Politicians and pundits are promoting familiar explanations, excuses and demands following the tragic mass murders in El Paso, Texas, and Dayton, Ohio. From more gun laws, to blaming President Trump, conservative talk radio and Fox News, we’ve heard it all before.
A manifesto thought to be linked to the El Paso killer was posted online just before the assault on Walmart shoppers and, according to the Washington Post, maintains that he has held “his white supremacist ideology for many years, predating President Trump and his 2016 campaign, which he says did not influence his reasons for carrying out the attack.” The Dayton shooter described himself on social media as a pro-Satan “leftist” who hoped to vote for Sen. Elizabeth Warren (D-MA) for president.
One question no one is asking: why is evil rampant in our country? I don’t mean obvious evil like the all too frequent mass murders. There are other evils, which seem to have come from the “pit” and are roaming among us uncontrolled.
We seem to tolerate everything these days and oppose controlling what once was called evil behavior. Bad behavior is now considered good and good behavior is thought to be bad. Those who practice good behavior are often labeled with words that end in “-phobe.” Societal norms have been undermined. Normal is what individuals think is true for them.
If this sounds like a sermon, maybe that’s what we need to hear. Revivalist preachers knew how to deliver them. Start with Jonathan Edwards’ classic “Sinners in the Hands of an Angry God.” His main point was that individual sinners and nations must repent and ask God’s forgiveness in order to escape judgment and national destruction.
Consider Abraham Lincoln’s “sermon” to the nation. On March 30, 1863, Lincoln issued a Proclamation for a Day of Humiliation, Fasting and Prayer because of the Civil War, which was tearing America apart. This passage contains a message for us:
“And, insomuch as we know that, by His divine law, nations like individuals are subjected to punishments and chastisements in this world, may we not justly fear that the awful calamity of civil war, which now desolates the land, may be but a punishment, inflicted upon us, for our presumptuous sins, to the needful end of our national reformation as a whole People? We have been the recipients of the choicest bounties of Heaven. We have been preserved, these many years, in peace and prosperity. We have grown in numbers, wealth and power, as no other nation has ever grown. But we have forgotten God. We have forgotten the gracious hand which preserved us in peace, and multiplied and enriched and strengthened us; and we have vainly imagined, in the deceitfulness of our hearts, that all these blessings were produced by some superior wisdom and virtue of our own. Intoxicated with unbroken success, we have become too self-sufficient to feel the necessity of redeeming and preserving grace, too proud to pray to the God that made us!
It behooves us then, to humble ourselves before the offended Power, to confess our national sins, and to pray for clemency and forgiveness.”

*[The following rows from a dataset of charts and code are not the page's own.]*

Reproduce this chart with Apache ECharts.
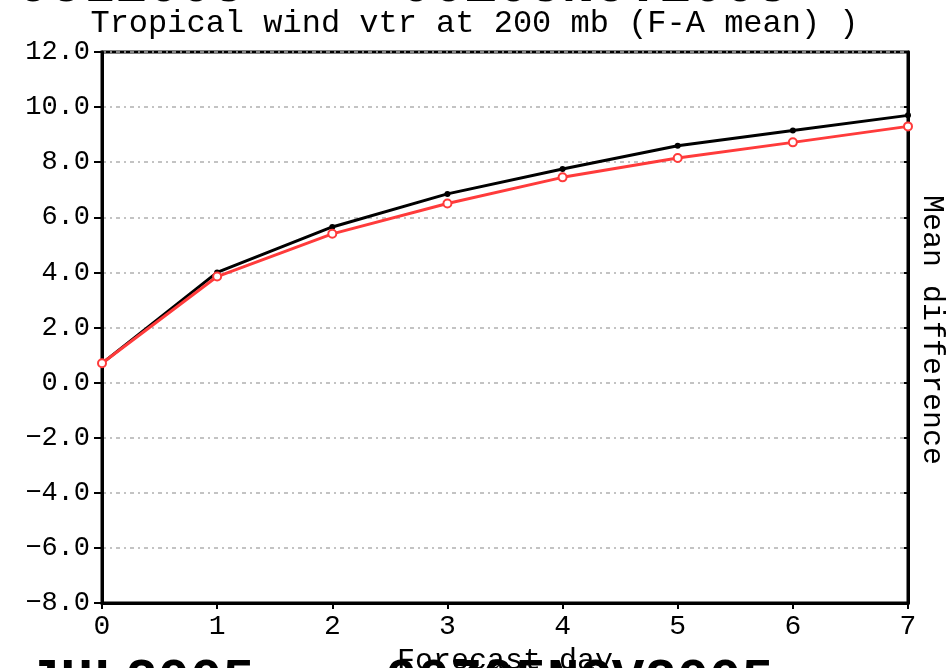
<!DOCTYPE html>
<html>
<head>
<meta charset="utf-8">
<script src="https://cdn.jsdelivr.net/npm/echarts@6/dist/echarts.min.js"></script>
<style>
  html, body { margin: 0; padding: 0; background: #fff; }
  #chart { width: 949px; height: 668px; }
</style>
</head>
<body>
<div id="chart"></div>
<script>
// Forecast days and mean (F-A) differences of tropical vector wind at 200 mb
const forecastDays = [0, 1, 2, 3, 4, 5, 6, 7];
const blackSeries = [0.7, 4.0, 5.65, 6.85, 7.75, 8.6, 9.15, 9.7];
const redSeries = [0.7, 3.85, 5.4, 6.5, 7.45, 8.15, 8.72, 9.3];
const yTicks = { min: -8, max: 12, step: 2 };

const titleText = 'Tropical wind vtr at 200 mb (F-A mean) )';
const xName = 'Forecast day';
const yName = 'Mean difference';
const periodStart = 'JUL2005';
const periodEnd = '00Z05NOV2005';

const FONT = '"Liberation Mono", "DejaVu Sans Mono", monospace';

function fmt(v) {
  const s = Math.abs(v).toFixed(1);
  return v < 0 ? '\u2212' + s : s;
}

const chart = echarts.init(document.getElementById('chart'), null, { renderer: 'canvas' });

chart.setOption({
  animation: false,
  backgroundColor: '#fff',
  grid: {
    left: 102, right: 41, top: 52, bottom: 65,
    containLabel: false, outerBoundsMode: 'none',
    show: true, borderColor: '#000', borderWidth: 3
  },
  xAxis: [{
    type: 'value', min: 0, max: 7, interval: 1,
    axisLine: { show: true, onZero: false, lineStyle: { color: '#000', width: 3 } },
    axisTick: { show: true, inside: false, length: 6, lineStyle: { color: '#000', width: 2 } },
    axisLabel: { color: '#000', fontFamily: FONT, fontSize: 28, margin: 10 },
    splitLine: { show: false },
    name: xName, nameLocation: 'middle', nameGap: 38,
    nameTextStyle: { color: '#000', fontFamily: FONT, fontSize: 30 }
  }],
  yAxis: [{
    type: 'value', min: yTicks.min, max: yTicks.max, interval: yTicks.step,
    axisLine: { show: true, onZero: false, lineStyle: { color: '#000', width: 3 } },
    axisTick: { show: true, inside: false, length: 8, lineStyle: { color: '#000', width: 2 } },
    axisLabel: { color: '#000', fontFamily: FONT, fontSize: 27, margin: 12, formatter: fmt },
    splitLine: { show: true, lineStyle: { color: '#b0b0b0', width: 1.5, type: [4, 4, 2, 4] } }
  }, {
    type: 'value', min: yTicks.min, max: yTicks.max, interval: yTicks.step, position: 'right',
    axisLine: { show: true, onZero: false, lineStyle: { color: '#000', width: 3 } },
    axisTick: { show: true, inside: true, length: 4, lineStyle: { color: '#000', width: 2 } },
    axisLabel: { show: false },
    splitLine: { show: false }
  }],
  series: [{
    type: 'line',
    data: forecastDays.map((d, i) => [d, blackSeries[i]]),
    symbol: 'circle', symbolSize: 6,
    itemStyle: { color: '#000' },
    lineStyle: { color: '#000', width: 3 },
    z: 2
  }, {
    type: 'line',
    data: forecastDays.map((d, i) => [d, redSeries[i]]),
    symbol: 'emptyCircle', symbolSize: 8,
    itemStyle: { color: '#ff3b3b', borderWidth: 2 },
    lineStyle: { color: '#ff3b3b', width: 3 },
    z: 3
  }],
  graphic: [
    { type: 'text', left: 'center', top: 8,
      style: { text: titleText, font: '32px ' + FONT, fill: '#000' } },
    { type: 'text', x: 932, y: 330, rotation: -Math.PI / 2,
      style: { text: yName, font: '30px ' + FONT, fill: '#000', align: 'center', verticalAlign: 'middle' } },
    // period labels, clipped by the canvas edges
    { type: 'text', x: 18, y: 14,
      style: { text: periodStart, font: 'bold 54px ' + FONT, fill: '#000', verticalAlign: 'bottom' } },
    { type: 'text', x: 400, y: 14,
      style: { text: periodEnd, font: 'bold 54px ' + FONT, fill: '#000', verticalAlign: 'bottom' } },
    { type: 'text', x: 28, y: 655,
      style: { text: periodStart, font: 'bold 54px ' + FONT, fill: '#000', verticalAlign: 'top' } },
    { type: 'text', x: 385, y: 655,
      style: { text: periodEnd, font: 'bold 54px ' + FONT, fill: '#000', verticalAlign: 'top' } }
  ]
});
</script>
</body>
</html>
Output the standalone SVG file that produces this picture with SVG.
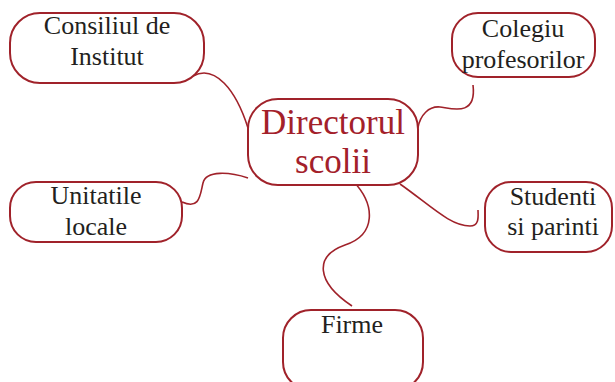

Aleksandr Solzhenitsyn reached a similar conclusion when he considered how communism had managed to dominate his native Russia for seven decades. In his 1983 Templeton Prize address, Solzhenitsyn said: “More than half a century ago, while I was still a child, I recall hearing a number of older people offer the following explanation for the great disasters that had befallen Russia: ‘Men have forgotten God; that’s why all this has happened.’
“Since then I have spent well-nigh 50 years working on the history of our Revolution; in the process I have read hundreds of books, collected hundreds of personal testimonies, and have already contributed eight volumes of my own toward the effort of clearing away the rubble left by that upheaval. But if I were asked today to formulate as concisely as possible the main cause of the ruinous Revolution that swallowed up some 60 million of our people, I could not put it more accurately than to repeat: ‘Men have forgotten God; that’s why all this has happened.’
These men were on to something. Blaming others hasn’t worked. We’ve tried that and more. Why not try God?